Gérard Bayo, Et si mal regardée
Urgence (III)
En arc
de cercle au-dessus de nos tètes, le coucou
sous le ciel bleu.
Derrière la crête
le village
désert, éparpillé jusqu'au ciel. De tous
les visages essuyant les larmes.
L'éternité n'est pas
de demain, est silence de la naissance
recommencée.
(Marișel, Roumanie)
Force est de sourire face à l'heureuse coïncidence qui a fait paraître le dernier recueil de Gérard Bayo aux éditions L'herbe qui tremble car c'est précisément dans le tremblant interstice entre deux brins d'herbe que l'écriture du poète semble prendre chair – dans ce minuscule intervalle entre deux brins d'herbe, mais aussi dans le vide vertigineux qui sépare la vie et la mort, la présence et l'absence, la lumière et l'obscurité, le bruissement de la parole et le poids du silence.
“La mort s'autodétruit pour naître encore” (p. 25) écrit le poète, et ce que questionne le recueil est le mode opératoire de cette renaissance : la mort étant actée, où trouver la vie ? “La permission/de vivre, nous l'avons” (p. 29), il faut désormais en chercher le moyen. Et c'est au poète que revient la tâche de “réparer le monde” (p. 39) pour en faire un lieu vivable.
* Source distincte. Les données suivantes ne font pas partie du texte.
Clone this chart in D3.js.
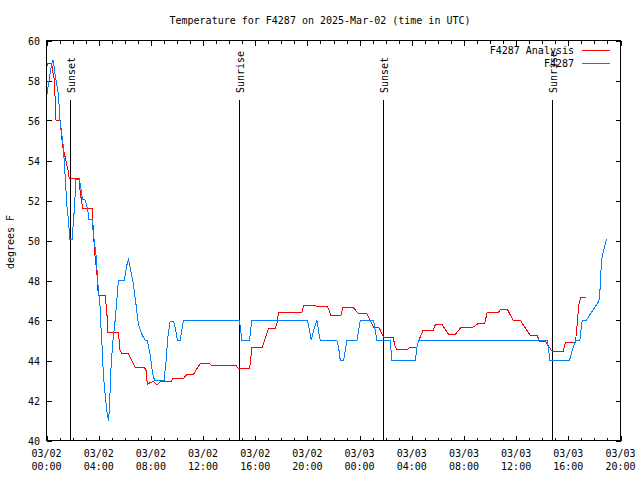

“Tu habiteras le silence” (p. 68) propose le poète, mais cet espace d'où le verbe est absent – et qui va jusqu'à s'incarner dans la matière du poème par la typographie lacunaire (p. 79) – n'est en réalité pas si vide que cela. Curieusement, “on dirait que les mots/du poème sont depuis toujours écrits” (p. 92) : même le silence se dit par le verbe. La poésie est par essence verbe.
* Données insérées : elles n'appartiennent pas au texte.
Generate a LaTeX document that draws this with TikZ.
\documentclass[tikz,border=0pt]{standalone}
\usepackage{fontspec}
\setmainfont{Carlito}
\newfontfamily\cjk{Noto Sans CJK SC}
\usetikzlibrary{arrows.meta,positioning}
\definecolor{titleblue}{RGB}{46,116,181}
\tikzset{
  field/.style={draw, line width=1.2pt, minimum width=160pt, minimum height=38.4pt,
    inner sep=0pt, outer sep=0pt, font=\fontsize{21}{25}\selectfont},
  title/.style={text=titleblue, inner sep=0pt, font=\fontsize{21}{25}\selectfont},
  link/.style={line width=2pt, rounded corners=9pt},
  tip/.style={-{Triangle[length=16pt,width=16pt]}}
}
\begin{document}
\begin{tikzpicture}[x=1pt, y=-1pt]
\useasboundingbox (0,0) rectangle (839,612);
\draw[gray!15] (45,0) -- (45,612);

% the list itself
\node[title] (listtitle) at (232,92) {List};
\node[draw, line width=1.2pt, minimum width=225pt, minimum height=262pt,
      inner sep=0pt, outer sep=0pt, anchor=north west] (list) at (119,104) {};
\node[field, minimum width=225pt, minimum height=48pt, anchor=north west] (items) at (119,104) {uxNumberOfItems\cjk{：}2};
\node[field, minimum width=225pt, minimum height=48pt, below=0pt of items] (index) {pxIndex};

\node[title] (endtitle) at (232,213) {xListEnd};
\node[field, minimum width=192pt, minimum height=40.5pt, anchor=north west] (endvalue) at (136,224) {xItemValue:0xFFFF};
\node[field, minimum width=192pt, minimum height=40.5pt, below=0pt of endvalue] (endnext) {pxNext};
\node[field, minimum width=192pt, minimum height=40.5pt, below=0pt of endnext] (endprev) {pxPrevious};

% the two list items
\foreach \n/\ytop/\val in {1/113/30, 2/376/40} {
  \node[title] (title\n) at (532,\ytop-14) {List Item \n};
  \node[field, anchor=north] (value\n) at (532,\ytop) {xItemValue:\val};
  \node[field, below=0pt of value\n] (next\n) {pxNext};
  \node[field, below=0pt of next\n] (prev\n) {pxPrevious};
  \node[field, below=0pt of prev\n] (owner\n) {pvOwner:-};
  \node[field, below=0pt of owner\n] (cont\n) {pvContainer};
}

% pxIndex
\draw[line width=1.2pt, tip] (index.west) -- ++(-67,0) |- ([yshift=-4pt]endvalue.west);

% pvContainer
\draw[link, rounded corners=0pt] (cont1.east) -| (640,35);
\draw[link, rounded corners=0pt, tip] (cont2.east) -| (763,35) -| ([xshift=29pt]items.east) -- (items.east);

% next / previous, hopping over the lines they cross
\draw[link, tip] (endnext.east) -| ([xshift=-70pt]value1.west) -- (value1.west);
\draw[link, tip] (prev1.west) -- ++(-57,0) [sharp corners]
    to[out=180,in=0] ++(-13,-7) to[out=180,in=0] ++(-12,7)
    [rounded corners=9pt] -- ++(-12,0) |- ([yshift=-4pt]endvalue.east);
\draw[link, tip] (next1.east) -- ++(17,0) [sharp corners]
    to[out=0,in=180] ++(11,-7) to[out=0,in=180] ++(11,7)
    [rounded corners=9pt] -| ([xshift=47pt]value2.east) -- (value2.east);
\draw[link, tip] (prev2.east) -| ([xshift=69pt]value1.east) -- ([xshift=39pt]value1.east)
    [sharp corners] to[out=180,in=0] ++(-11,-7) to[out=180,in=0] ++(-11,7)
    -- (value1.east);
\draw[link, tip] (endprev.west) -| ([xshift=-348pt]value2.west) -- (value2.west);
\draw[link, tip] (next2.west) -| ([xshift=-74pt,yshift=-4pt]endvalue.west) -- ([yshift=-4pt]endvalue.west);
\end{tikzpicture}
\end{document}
Gérard Bayo, Et si mal regardée,
L'herbe Qui Tremble, 2018, 156
pages, 14€.
Chez Gérard Bayo, ce verbe est habité de deux manières : par le Verbe lui-même (c'est-à-dire par le principe religieux de la parole divine) et, surtout, par le lexique inconscient qui est à l'oeuvre chez chacun d'entre nous, c'est-à-dire par ce “dictionnaire/oublié par coeur” (p. 33), dictionnaire à la fois de noms communs (la langue de Bayo est assez simple et délimitée dans son étendue lexicale) et de noms propres, comme en témoigne à la fin du recueil la liste des lieux et personnes qui parcourent les poèmes et sur lesquels le poète s'appuie pour (re)construire le monde.
Au lecteur de juger si ce monde tient debout.